一家の肖像画が多く、兄弟や姉妹たちとバレエを踊っている絵から仲の良さが伝わってきます。
マリー・アントワネットと仲が良いマリー・カロリーナ
マリー・アントワネットが子供時代、一番仲がよかったのは、すぐ上の姉、マリー・カロリーナでした。
マリー・カロリーナという女の子は、マリア・テレジアの3番目の娘と、同じ名前ですが、3番目の娘は、1740年に生まれ、その翌年に亡くなっています。
マリア・テレジアは、自分の娘たちをあちこちの王家に嫁にやって、オーストリアの勢力を強めようと思っていました。
これは、どの王家であっても同じようなもので、結婚イコール同盟の印でした。
マリー・アントワネットは実は、最初からフランスに嫁に行くことが決められていたわけではありませんでした。
この仲がよい、マリー・カロリーナがフランス王妃候補でした。
ですが、二人のすぐ上の姉、マリー・ヨーゼファが、ナポリ王と婚約したすぐ後に急死したのですから、花嫁が順送りにしたにずれます。
つまり、マリー・カロリーナが、ナポリ王のところに嫁に行き、空いたフランス王家にマリー・アントワネットが行くこととなりました。
今なら、姉妹といえども、花嫁の差し替えは失礼にあたるのですが、この時代は家と家の結婚という考え方が何より大切でしたので、むしろ当然のことと考えられています。
マリー・アントワネットの兄は皇帝に
二人の兄が、皇帝になります。
マリア・テレジアの第4子、待望の男子が1741年に誕生しました。ヨーゼフ2世です。
1765年に、兄弟・姉妹の父 フランツ1世が亡くなると、ヨーゼフ2世は母と。オーストリアの共同摂政になりました。
ちょっと革新的な人物でした。
それは、母親が初めての男子だから、甘やかした結果、と当時のウィーン市民たちは噂していました。
しかし、ヨーゼフ2世は、子供がいないまま、22歳で、天然痘で亡くなりました。
次の皇帝になったのが、ヨーゼフ2世の弟、レオポルド2世。
この王様は、兄がいたため、オーストリアには残っておらず、イタリアのトスカーナ大公でしたが、兄の死で、オーストリアの皇帝を継ぎました。
二人の、オーストリア皇帝は、マリー・アントワネットを気にかけていたようです。
ヨーゼフ2世は、マリー・アントワネットとルイ16世の仲がどうなっているか、気にし、ルイ16世に手術を受けることを勧めました。

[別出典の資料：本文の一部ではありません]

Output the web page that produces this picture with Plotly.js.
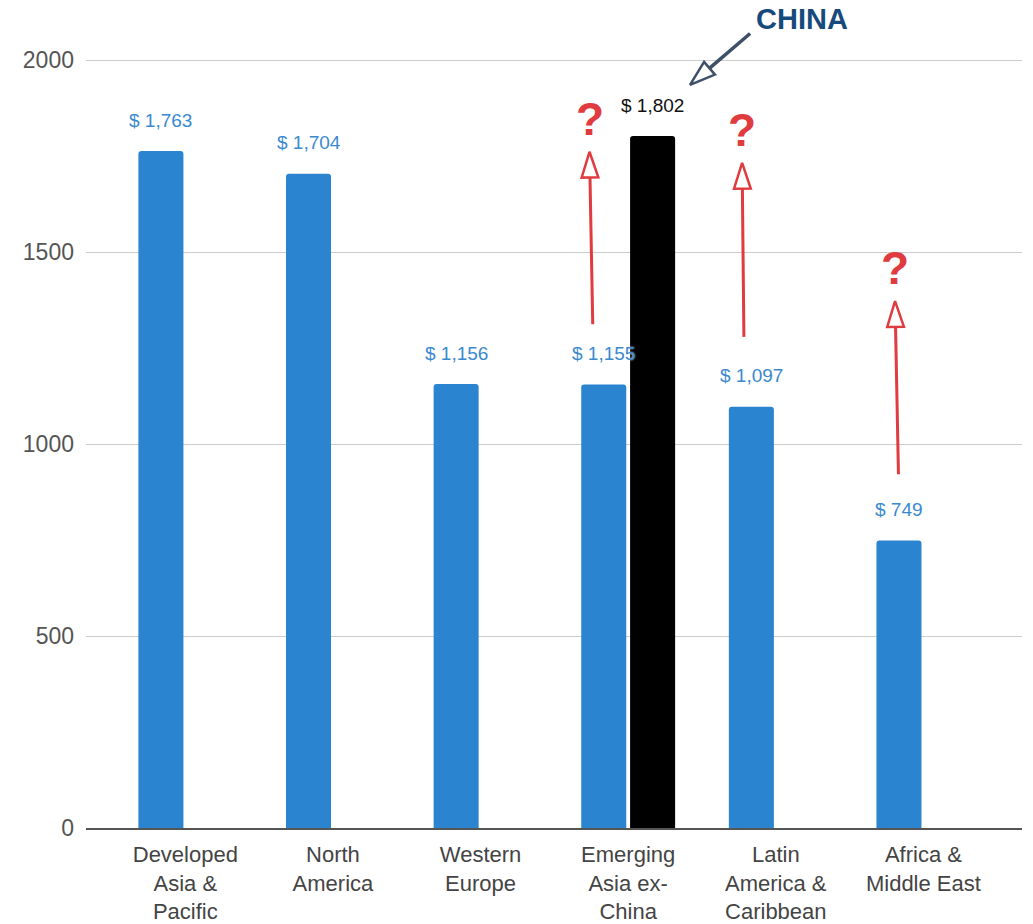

そのおかげで、マリー・アントワネットは子宝に恵まれることになったのです。
レオポルド2世は、劇作家の、ダ・ポンテを国から追放した皇帝で有名です。
その、ダ・ポンテの脚本「セビリアの理髪師」、「フィガロの結婚」などをマリー・アントワネットが気に入ってしまったのは、困ったものですが。
この時代のマリー・アントワネットは深く物事を考えることが、苦手だったのです。